While heavy traffic is unavoidable at every Aggie football game at Kyle Field, officials with the Texas A&M Transportation Service and the Texas A&M Transportation Institute have been hard at work making the experience as efficient as possible. With thousands of cars making their way around the campus on game weekends, Associate Vice President for Texas A&M Transportation Services Peter W. Lange said the system isn't quite perfect, but they hope to keep making improvements.

"It is definitely not a static plan," Lange said. "It wasn't perfect when we started running it three years ago, and it's not perfect today, but we just keep running it and keep refining it. ... It evolves every year as we make changes from game to game when we see things that aren't as good as they can be."

Using the Destination Aggieland app, street cameras for a real-time view and analyzing traffic data after each game or major event, A&M officials have been able to target pre- and post-game transportation issues in getting people to and from campus in an orderly fashion.

Timothy J. Lomax, a research and regents fellow in mobility analysis at TTI, said access to street cameras specifically has allowed the team to adapt to traffic concerns as they are forming.

"We can see bottlenecks developing, we can see where we're getting a longer line of traffic at one side of an intersection and we can change the signal timing from the traffic control center," Lomax said. "All of the monitoring elements allow us to be a lot more nimble than we used to be and that's really what we're trying to go for."

In addition to helping drivers keep moving on the roads, Lange said he likes giving fans options for how they want to get to and from the campus.

Lange said among those options, the availability of the university bus system is one example of how the plan works to provide alternatives on game day.

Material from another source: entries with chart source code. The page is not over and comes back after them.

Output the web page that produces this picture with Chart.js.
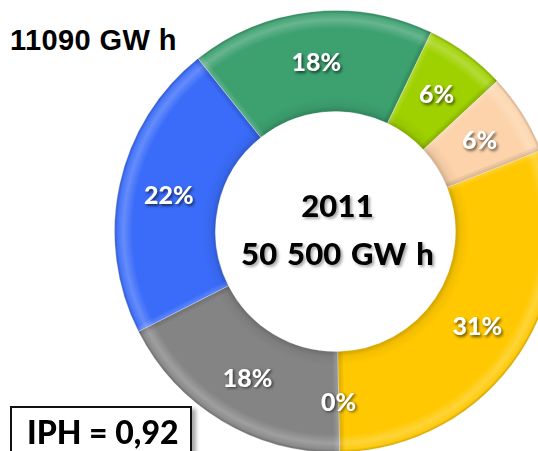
<!DOCTYPE html>
<html>
<head>
<meta charset="utf-8">
<script src="https://cdn.jsdelivr.net/npm/chart.js@4.4.1/dist/chart.umd.min.js"></script>
<style>
  html, body { margin: 0; padding: 0; background: #fff; }
  body { width: 538px; height: 451px; overflow: hidden; position: relative; }
  #wrap { position: absolute; left: 114px; top: 10px; width: 443px; height: 443px; }
  #total { position: absolute; left: 10px; top: 26px; font: bold 29px "Liberation Sans", Arial, sans-serif;
           line-height: 28px; letter-spacing: 0.4px; color: #000; white-space: nowrap; }
  #iph { position: absolute; left: 10px; top: 406px; width: 178px; height: 70px; background: #fff;
         border: 2px solid #111; box-shadow: 4px 3px 4px rgba(0,0,0,0.35); }
  #iph span { position: absolute; left: 15px; top: 8px; font: 900 32px Lato, sans-serif; line-height: 32px;
              color: #000; white-space: nowrap; }
</style>
</head>
<body>
<div id="total">11090 GW h</div>
<div id="wrap"><canvas id="c" width="443" height="443"></canvas></div>
<div id="iph"><span>IPH = 0,92</span></div>
<script>
// Electricity generation mix, 2011 (share of total, %)
const sources = ['Hydro', 'Wind', 'Solar', 'Nuclear', 'Other', 'Gas', 'Coal'];
const shares = [18, 6, 6, 31, 0, 18, 22];
const centerTitle = '2011';
const centerTotal = '50 500 GW h';

const baseColors = ['#3ca06f', '#9fd100', '#fcd3ab', '#ffc800', '#a0a0a0', '#848484', '#3a6cf9'];
const CUTOUT = 0.543;

function shade(hex, f) {
  const n = parseInt(hex.slice(1), 16);
  let r = (n >> 16) & 255, g = (n >> 8) & 255, b = n & 255;
  const t = f < 0 ? 0 : 255, p = Math.abs(f);
  r = Math.round(r + (t - r) * p); g = Math.round(g + (t - g) * p); b = Math.round(b + (t - b) * p);
  return `rgb(${r},${g},${b})`;
}

function ringFill(context) {
  const base = baseColors[context.dataIndex];
  const chart = context.chart;
  const area = chart.chartArea;
  if (!area) return base;
  const cx = (area.left + area.right) / 2, cy = (area.top + area.bottom) / 2;
  const outer = (Math.min(area.width, area.height) - 1) / 2;
  const inner = outer * CUTOUT;
  const g = chart.ctx.createRadialGradient(cx, cy, inner, cx, cy, outer);
  g.addColorStop(0.00, shade(base, -0.18));
  g.addColorStop(0.05, shade(base, -0.05));
  g.addColorStop(0.14, base);
  g.addColorStop(0.82, base);
  g.addColorStop(0.91, shade(base, 0.22));
  g.addColorStop(0.97, shade(base, 0.06));
  g.addColorStop(1.00, shade(base, -0.2));
  return g;
}

// soft bevel along the straight edges of each segment
const bevel = {
  id: 'bevel',
  afterDatasetsDraw(chart) {
    const ctx = chart.ctx;
    const meta = chart.getDatasetMeta(0);
    meta.data.forEach((arc) => {
      const { x, y, startAngle, endAngle, innerRadius, outerRadius } = arc.getProps(
        ['x', 'y', 'startAngle', 'endAngle', 'innerRadius', 'outerRadius'], true);
      if (endAngle - startAngle <= 0) return;
      ctx.save();
      ctx.beginPath();
      ctx.arc(x, y, outerRadius, startAngle, endAngle);
      ctx.arc(x, y, innerRadius, endAngle, startAngle, true);
      ctx.closePath();
      ctx.clip();
      const edge = (ang, light) => {
        for (let w = 10; w >= 2; w -= 4) {
          ctx.beginPath();
          ctx.moveTo(x + Math.cos(ang) * innerRadius, y + Math.sin(ang) * innerRadius);
          ctx.lineTo(x + Math.cos(ang) * outerRadius, y + Math.sin(ang) * outerRadius);
          ctx.lineWidth = w;
          ctx.strokeStyle = light ? 'rgba(255,255,255,0.07)' : 'rgba(0,0,0,0.05)';
          ctx.stroke();
        }
      };
      edge(startAngle, true);
      edge(endAngle, false);
      ctx.restore();
    });
  }
};

// percentage labels on each segment + the total in the hole
const ringLabels = {
  id: 'ringLabels',
  afterDatasetsDraw(chart) {
    const ctx = chart.ctx;
    const meta = chart.getDatasetMeta(0);
    ctx.save();
    ctx.font = '900 25px Lato, sans-serif';
    ctx.textAlign = 'center';
    ctx.textBaseline = 'alphabetic';
    ctx.fillStyle = '#fff';
    ctx.shadowColor = 'rgba(0,0,0,0.6)';
    ctx.shadowBlur = 3;
    ctx.shadowOffsetX = 1.5;
    ctx.shadowOffsetY = 1.5;
    meta.data.forEach((arc, i) => {
      const p = arc.tooltipPosition();
      ctx.fillText(shares[i] + '%', p.x, p.y + 9);
    });
    const a = chart.chartArea;
    const cx = (a.left + a.right) / 2, cy = (a.top + a.bottom) / 2;
    ctx.font = '900 31px Lato, sans-serif';
    ctx.letterSpacing = '0.2px';
    ctx.wordSpacing = '2px';
    ctx.fillStyle = '#000';
    ctx.shadowColor = 'rgba(0,0,0,0.35)';
    ctx.shadowBlur = 3;
    ctx.shadowOffsetX = 2;
    ctx.shadowOffsetY = 2;
    ctx.fillText(centerTitle, cx + 2, cy - 15);
    ctx.fillText(centerTotal, cx + 2, cy + 33);
    ctx.restore();
  }
};

new Chart(document.getElementById('c'), {
  type: 'doughnut',
  data: {
    labels: sources,
    datasets: [{
      data: shares,
      backgroundColor: ringFill,
      borderColor: 'rgba(255,255,255,0.35)',
      borderWidth: 1
    }]
  },
  options: {
    responsive: false,
    animation: false,
    devicePixelRatio: 1,
    rotation: -38.5,
    cutout: (CUTOUT * 100) + '%',
    layout: { padding: 0 },
    plugins: { legend: { display: false }, tooltip: { enabled: false } }
  },
  plugins: [bevel, ringLabels]
});
</script>
</body>
</html>
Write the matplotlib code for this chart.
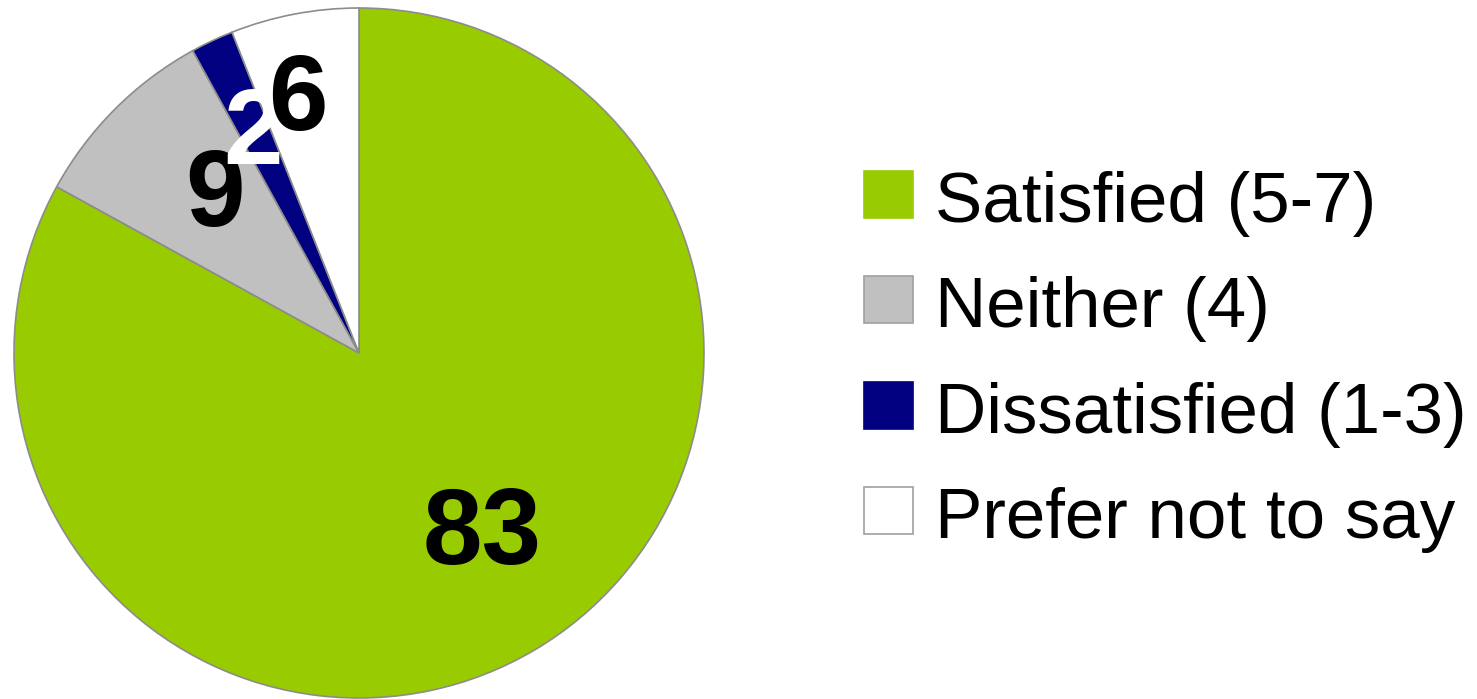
import numpy as np
import matplotlib
matplotlib.use("Agg")
import matplotlib.pyplot as plt
from matplotlib.patches import Rectangle
from matplotlib.transforms import offset_copy

categories = ["Satisfied (5-7)", "Neither (4)", "Dissatisfied (1-3)", "Prefer not to say"]
values = [83, 9, 2, 6]
colors = ["#99CC00", "#C0C0C0", "#000080", "#FFFFFF"]
label_colors = ["black", "black", "white", "black"]

# label placement style (distance from centre, angular nudge in degrees)
label_dist = [0.62, 0.63, 0.72, 0.77]
label_nudge = [4.7, -3.5, 0.0, 2.4]

W, H = 1477, 699
fig = plt.figure(figsize=(W / 100, H / 100), dpi=100)
plt.rcParams['font.family'] = ['Liberation Sans', 'DejaVu Sans']

cx, cy, r = 359, 353, 345
ax = fig.add_axes([(cx - r) / W, (H - cy - r) / H, 2 * r / W, 2 * r / H])
wedges, _ = ax.pie(values, colors=colors, startangle=90, counterclock=False,
                   radius=1.0,
                   wedgeprops=dict(edgecolor="#8C8C8C", linewidth=1.2))
ax.set_xlim(-1, 1)
ax.set_ylim(-1, 1)
ax.set_aspect("equal")
ax.axis("off")

lbl_tr = offset_copy(ax.transData, fig=fig, x=0, y=-8, units="dots")
for w, v, c, d, n in zip(wedges, values, label_colors, label_dist, label_nudge):
    mid = np.deg2rad((w.theta1 + w.theta2) / 2 + n)
    ax.text(d * np.cos(mid), d * np.sin(mid), str(v), color=c,
            fontsize=77, fontweight="bold", ha="center", va="center",
            transform=lbl_tr)

# legend
box_x, box_w, box_h = 864, 49, 47
row_base = [222, 327, 433, 538]
for cat, col, yb in zip(categories, colors, row_base):
    top = yb - 51
    fig.add_artist(Rectangle((box_x / W, (H - top - box_h) / H), box_w / W, box_h / H,
                             transform=fig.transFigure, facecolor=col,
                             edgecolor="#A0A0A0" if col in ("#C0C0C0", "#FFFFFF") else col,
                             linewidth=1.2))
    fig.text(935 / W, (H - yb) / H, cat, fontsize=51, ha="left", va="baseline",
             color="black")

fig.savefig("out.png", dpi=100, facecolor="white")
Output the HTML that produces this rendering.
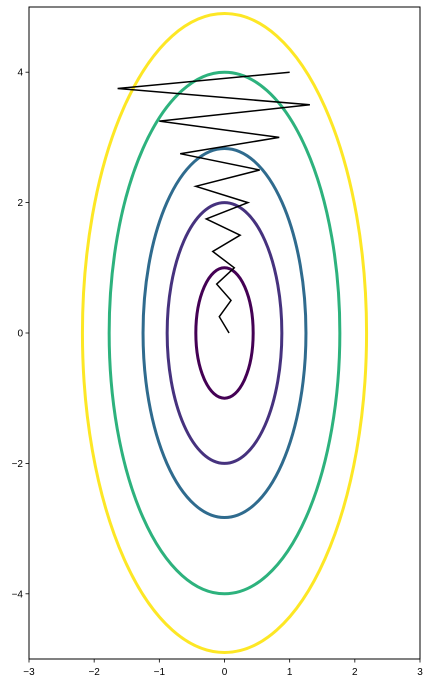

During the game against the University of Tennessee earlier this month, Lange said the bus system served more than 32,000 riders before and after the game, making use of nearly all of the 91 buses in the fleet.

As for parking in campus garages and lots, Lange said the university brings in an average of roughly $350,000 per game — about $175,000 of which he said is used to pay for expenses — including game-day personnel, the operation of buses and traffic control.

He said the remaining funds stay in the parking and transportation system.

More than anything else, Lomax said the collaboration between TTI, Transportation Services, the Cities of College Station and Bryan and the community is what he believes has made the biggest difference in organizing the transportation flow.

"We couldn't do most of what we do on the traffic side without those partnerships," Lomax said.

Lomax said the researchers at TTI appreciate the opportunity to participate in the transportation plan, giving them the opportunity to help bring their work out into the field.

"A lot of the time we do research and we don't get to put our expertise into action," Lomax said. "When you get 120,000 people all in one place and they all want to leave all at the same time, you get a chance to practice some of what you've researched."

While Lange said the changes implemented based on the transportation plan have made a difference in high-volume traffic times such as those surrounding football games, he said some of the lessons learned had a further impact.

"What not a lot of people notice is that lessons learned in football are now used every day," Lange said. "The things that we've done through cooperative efforts on game days are really starting to make a difference on a daily basis."